According to the MP, these issues continue to befall men despite the efforts of the Men’s Bureau. She also encouraged more women to take up leadership roles as she is convinced that this will increase Guyana’s chances of becoming a better country. She suggested the establishment of Ministry of Women’s Affairs which, among other things, will be responsible for conduction research and fashioning programmes to increase the safety of women.
Paltry pensions
Like many of her colleagues in the opposition AFC and APNU, she also took aim at the $625 proposed increase in old age pensions. She knocked the increase as “shocking” and “disappointing” and asked her government counterparts how they expected pensioners to live on the “paltry” sum. With government’s proposed increase, pensions will rise to $13,125 from the current $12,500, with effect from May 1.
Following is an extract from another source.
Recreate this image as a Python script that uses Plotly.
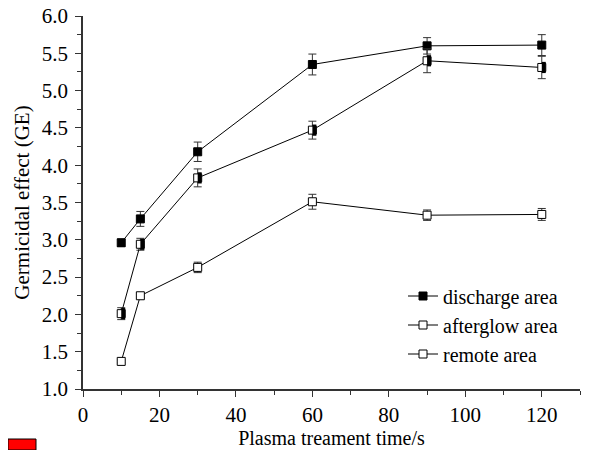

Garrido-Lowe also suggested that a “retirement village” would be ideal for those who whose relatives cannot afford to take care of them, as well as for those whose relatives do not have the time to do so.
Hinterland neglect
She also criticised amounts allocated towards the hinterland communities. The MP said that hinterland areas, where the mining operations are situated, contribute the most to the Gross Domestic Product but attract the lowest allocations. The roads, bridges and other infrastructure in these regions, she said, should be the best. She argued that the opposite occurs currently, saying that whatever the construction and rehabilitative works that are undertaken are in fact badly done, and that the contractors who are guilty of the work continue to be awarded contracts. In response, she said regional tender boards by now should be able to identify defaulting contractors and blacklist them when issuing contracts.